Reheating and the Horizon Problem It is my understanding that inflation solves the horizon problem associated with an FLRW description of the universe by introducing a period during which $\varrho + 3p = \varrho(1 + 3w) < 0$, so that the co-moving Hubble radius (for $w \neq -1$)
$$
(aH)^{-1} = H_0^{-1}a^{(1+3w)/2}
$$
shrinks, thus allowing the widely separated parts of the universe to once have been in thermal contact.
I also believe one usually considers all the energy content of the universe to be bound up in the inflaton field. During reheating, the field oscillates about the minimum of its potential, and decays into matter and radiation fields. 
I have two questions, and I do hope my understanding is not too flawed:


*

*At the end of the inflationary epoch, the inflaton field remains in thermal equilibrium, from the period of causal contact. The decay ought to be a non-equilibrium process, however. I suppose that the argument is that the fields then themselves thermalize, and because the different regions were in equilibrium they remain so. Although this seems very plausible, I wonder if there is any quantitative argument that shows this?
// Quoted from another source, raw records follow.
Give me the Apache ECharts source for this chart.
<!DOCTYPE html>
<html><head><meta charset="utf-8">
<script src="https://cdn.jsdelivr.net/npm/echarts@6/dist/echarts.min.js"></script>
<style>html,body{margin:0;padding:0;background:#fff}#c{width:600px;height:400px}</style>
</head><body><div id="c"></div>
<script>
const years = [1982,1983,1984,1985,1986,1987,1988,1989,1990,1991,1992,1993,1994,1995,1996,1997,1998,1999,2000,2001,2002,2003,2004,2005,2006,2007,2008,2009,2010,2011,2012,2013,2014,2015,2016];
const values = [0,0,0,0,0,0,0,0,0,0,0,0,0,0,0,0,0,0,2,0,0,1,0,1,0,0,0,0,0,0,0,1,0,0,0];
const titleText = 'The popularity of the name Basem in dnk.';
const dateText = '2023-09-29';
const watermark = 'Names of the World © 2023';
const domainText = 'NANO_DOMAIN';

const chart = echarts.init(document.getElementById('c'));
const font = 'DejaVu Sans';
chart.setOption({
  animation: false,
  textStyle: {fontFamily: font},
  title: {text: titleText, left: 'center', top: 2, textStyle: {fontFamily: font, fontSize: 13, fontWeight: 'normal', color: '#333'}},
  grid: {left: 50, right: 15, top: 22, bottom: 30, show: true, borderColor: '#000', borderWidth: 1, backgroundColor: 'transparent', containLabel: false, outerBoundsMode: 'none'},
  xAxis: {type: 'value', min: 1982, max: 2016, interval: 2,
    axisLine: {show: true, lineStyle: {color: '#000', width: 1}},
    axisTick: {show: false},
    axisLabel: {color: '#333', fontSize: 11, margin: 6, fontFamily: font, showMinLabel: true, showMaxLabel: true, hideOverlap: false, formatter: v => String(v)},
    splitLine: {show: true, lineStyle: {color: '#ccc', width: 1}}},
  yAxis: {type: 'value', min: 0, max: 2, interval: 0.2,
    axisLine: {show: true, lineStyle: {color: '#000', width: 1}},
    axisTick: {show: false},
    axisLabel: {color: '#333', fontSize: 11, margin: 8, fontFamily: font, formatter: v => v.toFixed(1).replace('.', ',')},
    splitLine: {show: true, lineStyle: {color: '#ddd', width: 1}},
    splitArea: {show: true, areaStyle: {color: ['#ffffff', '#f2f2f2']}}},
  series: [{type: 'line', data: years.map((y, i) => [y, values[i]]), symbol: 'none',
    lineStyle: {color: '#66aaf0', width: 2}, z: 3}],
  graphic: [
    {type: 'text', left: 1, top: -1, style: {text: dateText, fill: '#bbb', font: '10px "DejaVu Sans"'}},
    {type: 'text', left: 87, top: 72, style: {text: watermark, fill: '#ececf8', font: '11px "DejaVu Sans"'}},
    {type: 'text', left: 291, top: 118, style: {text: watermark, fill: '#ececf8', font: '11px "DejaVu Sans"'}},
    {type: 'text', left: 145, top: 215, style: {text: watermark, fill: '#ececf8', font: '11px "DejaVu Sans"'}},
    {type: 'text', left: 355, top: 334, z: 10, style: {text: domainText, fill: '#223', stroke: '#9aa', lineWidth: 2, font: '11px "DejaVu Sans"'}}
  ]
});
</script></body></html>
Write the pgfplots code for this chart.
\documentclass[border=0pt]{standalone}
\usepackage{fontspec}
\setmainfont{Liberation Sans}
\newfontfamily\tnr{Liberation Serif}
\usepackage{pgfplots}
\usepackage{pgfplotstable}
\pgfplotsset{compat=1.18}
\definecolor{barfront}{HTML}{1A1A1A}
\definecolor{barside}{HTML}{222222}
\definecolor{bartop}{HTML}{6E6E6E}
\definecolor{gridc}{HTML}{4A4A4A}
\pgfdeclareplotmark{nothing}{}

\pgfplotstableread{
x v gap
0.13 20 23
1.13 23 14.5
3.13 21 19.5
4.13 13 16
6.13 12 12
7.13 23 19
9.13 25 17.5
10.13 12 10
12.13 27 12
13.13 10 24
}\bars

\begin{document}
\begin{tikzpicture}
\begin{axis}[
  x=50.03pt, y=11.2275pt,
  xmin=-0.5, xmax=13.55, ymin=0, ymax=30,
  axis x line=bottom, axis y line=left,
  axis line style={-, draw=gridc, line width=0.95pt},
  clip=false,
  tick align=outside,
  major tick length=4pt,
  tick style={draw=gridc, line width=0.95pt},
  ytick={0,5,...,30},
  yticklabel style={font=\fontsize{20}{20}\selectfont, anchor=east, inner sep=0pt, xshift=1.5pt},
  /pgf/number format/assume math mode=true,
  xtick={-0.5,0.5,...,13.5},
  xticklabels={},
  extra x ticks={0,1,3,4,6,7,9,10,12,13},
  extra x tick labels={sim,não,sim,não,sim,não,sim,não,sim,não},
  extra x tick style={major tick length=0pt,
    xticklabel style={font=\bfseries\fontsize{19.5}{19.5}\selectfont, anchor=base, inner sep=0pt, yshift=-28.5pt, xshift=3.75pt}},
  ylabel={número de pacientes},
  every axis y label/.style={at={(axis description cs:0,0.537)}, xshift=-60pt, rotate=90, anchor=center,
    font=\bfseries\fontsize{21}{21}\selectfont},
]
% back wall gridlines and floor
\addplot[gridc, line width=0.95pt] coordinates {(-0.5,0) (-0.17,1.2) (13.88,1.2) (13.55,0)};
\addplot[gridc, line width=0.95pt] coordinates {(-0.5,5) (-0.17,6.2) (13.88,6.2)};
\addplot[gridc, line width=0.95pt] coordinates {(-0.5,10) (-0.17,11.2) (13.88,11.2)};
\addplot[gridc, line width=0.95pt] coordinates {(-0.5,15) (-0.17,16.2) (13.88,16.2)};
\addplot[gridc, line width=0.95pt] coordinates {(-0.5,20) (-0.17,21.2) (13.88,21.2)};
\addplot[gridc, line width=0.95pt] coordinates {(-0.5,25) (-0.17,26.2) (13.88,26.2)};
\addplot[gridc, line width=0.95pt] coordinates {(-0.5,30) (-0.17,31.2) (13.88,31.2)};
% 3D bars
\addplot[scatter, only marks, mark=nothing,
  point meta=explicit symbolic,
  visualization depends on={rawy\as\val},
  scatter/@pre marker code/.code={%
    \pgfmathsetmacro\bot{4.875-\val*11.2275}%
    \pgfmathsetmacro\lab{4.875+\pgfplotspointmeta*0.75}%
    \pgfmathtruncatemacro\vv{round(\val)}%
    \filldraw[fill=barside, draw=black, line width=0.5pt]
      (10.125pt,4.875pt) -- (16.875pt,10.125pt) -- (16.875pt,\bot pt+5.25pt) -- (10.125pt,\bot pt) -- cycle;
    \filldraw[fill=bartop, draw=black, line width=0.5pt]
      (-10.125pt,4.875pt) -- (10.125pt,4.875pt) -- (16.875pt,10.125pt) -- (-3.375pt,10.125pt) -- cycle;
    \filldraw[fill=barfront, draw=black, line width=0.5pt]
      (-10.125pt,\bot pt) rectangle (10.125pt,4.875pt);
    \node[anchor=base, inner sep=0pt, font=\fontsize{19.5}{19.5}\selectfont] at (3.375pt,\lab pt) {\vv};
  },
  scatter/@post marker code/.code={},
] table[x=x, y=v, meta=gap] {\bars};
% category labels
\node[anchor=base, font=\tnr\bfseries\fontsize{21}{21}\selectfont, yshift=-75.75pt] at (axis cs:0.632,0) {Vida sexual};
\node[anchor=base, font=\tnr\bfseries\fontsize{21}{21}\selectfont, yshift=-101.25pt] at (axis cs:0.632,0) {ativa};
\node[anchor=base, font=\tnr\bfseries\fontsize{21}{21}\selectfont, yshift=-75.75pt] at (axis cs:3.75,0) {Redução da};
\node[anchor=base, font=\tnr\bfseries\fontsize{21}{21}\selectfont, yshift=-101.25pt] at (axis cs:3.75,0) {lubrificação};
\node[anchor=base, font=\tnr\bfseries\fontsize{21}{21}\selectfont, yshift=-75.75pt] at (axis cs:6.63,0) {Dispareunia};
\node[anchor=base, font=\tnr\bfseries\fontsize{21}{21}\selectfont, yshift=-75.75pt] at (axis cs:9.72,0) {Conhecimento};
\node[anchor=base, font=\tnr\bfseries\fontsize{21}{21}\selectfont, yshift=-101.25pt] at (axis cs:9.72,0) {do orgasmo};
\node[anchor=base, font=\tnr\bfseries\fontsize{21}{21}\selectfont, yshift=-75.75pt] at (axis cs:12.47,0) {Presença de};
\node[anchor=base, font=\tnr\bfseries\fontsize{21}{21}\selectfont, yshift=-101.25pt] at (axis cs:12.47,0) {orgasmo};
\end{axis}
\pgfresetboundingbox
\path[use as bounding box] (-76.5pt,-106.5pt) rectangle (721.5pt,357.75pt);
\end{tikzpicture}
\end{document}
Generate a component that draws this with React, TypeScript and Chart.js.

*The decay of the inflaton must be described by an interaction Lagrangian that couples the inflaton to the fields it decays into. Which, if any, are the concrete models that succeed at this, yielding an acceptable quantitative description of the fields of the radiation era? Do different models differ in predictions in any fundamental way?
 A: At the end of inflation the inflaton is not in thermal equilibrium. Because the universe expands by a huge amount ($\sim e^{60}$) any thermal bath of particles is diluted away, leaving only the $0$-mode of the inflaton. Historically, it was thought that inflation was preceded by another thermal era (this is why decay of the inflaton was dubbed reheating) but in actual fact we don't really know anything about the pre-inflationary universe. In any case, because the observable universe originates in the a causally connected region the value of the inflaton field is the same everywhere (up to $\sim 10^{-5}$ inhomogeneities generated by inflation) and once the inflaton decays this uniformity is inherited by the decay products, i.e., the temperature is the same everywhere (again up to $\sim 10^{-5}$).
The reheating stage is not very well constrained experimentally. All you need for successful Big Bang cosmology is a thermal soup of relativistic particles with temperature above a few MeV (in order to achieve successful Big Bang Nucleosynthesis). On the other hand, we know from the bound on primordial gravitational waves that the scale of inflation could be as high as $\rho^{1/4} \sim 10^{16}$ GeV ($\sim T_\mathrm{reh}$). The range of allowed temperatures is huge so it's not that difficult to find successful models of reheating.
As far as concrete models go, these are myriad and there are many phenomenological differences, with non-perturbative effects often being important. However, since reheating is poorly constrained most of them are "successful" in the sense of being capable of producing the initial conditions for the Hot Big Bang.
A simple example might be an interaction Lagrangian $\delta \mathcal L = - \sigma \phi \chi^2$ between the inflaton $\phi$ and a boson $\chi$ (this could be the Standard Model Higgs for example) or a Yukawa interaction $\delta\mathcal L = - y\phi\bar\psi\psi$ between the inflaton and a fermion. As the inflaton oscillates at the end of inflation it produces pairs of quanta of the fields it is coupled to. If the couplings are sufficiently small that non-perturbative effects are unimportant then the decay rate of the inflaton is (assuming harmonic inflaton potential)
\begin{equation}
  \Gamma(\phi\rightarrow\chi\chi) = \frac{\sigma^2}{8\pi m}, \qquad \Gamma(\phi\rightarrow \psi\psi) = \frac{y^2m}{8\pi}
\end{equation}
where $m$ is the inflaton mass. Since the inflaton loses energy also to the expansion of the universe, the decay due to this particle production becomes effective when the decay time becomes smaller than the Hubble time ($H\sim \Gamma$). Provided that interactions between decay products and SM are sufficiently strong these thermalize and provide the thermal initial condition for the subsequent Big Bang evolution.